Les conséquences limitées de l’inapplication du principe de continuité avec les agglomérations et les villages dans la bande de cent mètres
Les conséquences de cette nouvelle approche sont toutefois limitées. En effet, si le principe de continuité avec les agglomérations et les villages existants ne s’applique pas dans la bande de cent mètres, la jurisprudence a pris soin de rappeler qu’un espace urbanisé au sens de l’article L 121-16 devait être caractérisé par un nombre et une densité significatifs de constructions (CE, 13 mars 2017, req. n° 395643). Or, ces critères de nombre et de densité sont précisément ceux de l’agglomération ou de village existants (CE, 9 nov. 2015, Commune de Porto-Vecchio, req. n° 372531). La jurisprudence exclut donc qu’un espace urbanisé au sens de la bande de cent mètres soit apprécié de manière plus souple qu’une agglomération ou un village. La solution inverse serait paradoxale car elle permettrait des constructions dans la bande de cent mètres alors qu’elles seraient interdites à l’intérieur des terres.

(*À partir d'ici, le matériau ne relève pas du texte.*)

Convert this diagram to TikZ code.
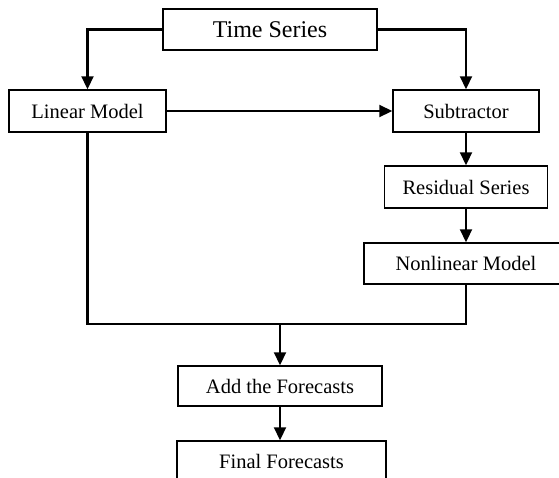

Le fait que les règles relatives aux espaces proches du rivage semblent ne pas non plus être appliquées dans la bande de cent mètres n’est guère plus préjudiciable. En effet, si le régime de l’extension limitée de l’urbanisation n’est pas applicable, le Conseil d’Etat exige que les constructions autorisées dans les espaces urbanisés de la bande de cent mètres n’entraînent pas une densification significative de ces espaces. La solution est donc équivalente.
La nouvelle approche de l’articulation des articles L.121-8, L.121-13 et L.121-16 apporte en revanche une réponse à une question qui ne semblait pas avoir été tranchée jusqu’alors. Les articles L.121-16 et L.121-17 du Code de l’urbanisme autorisent dans la bande de cent mètres, en dehors des espaces urbanisés, des constructions ou installations nécessaires à des activités économiques ou à des services publics qui exigent la proximité immédiate de l’eau. De telles constructions, dès lors qu’elles constituent une urbanisation, seraient logiquement dans l’obligation de respecter le principe de continuité avec les agglomérations et villages existants si celui-ci devait être appliqué dans la bande de cent mètres. Une telle solution ne serait pas opportune dans la mesure où le législateur a expressément admis que les activités exigeant la proximité immédiate de l’eau pouvaient s’implanter à l’écart des espaces urbanisés au plus près des sites de production pour l’aquaculture ou des espaces fréquentés par le public pour les postes de surveillance et de secours ou les installations liées aux loisirs nautiques. L’autonomie du régime juridique de la bande de cent mètres qui semble se dessiner évite une telle incohérence.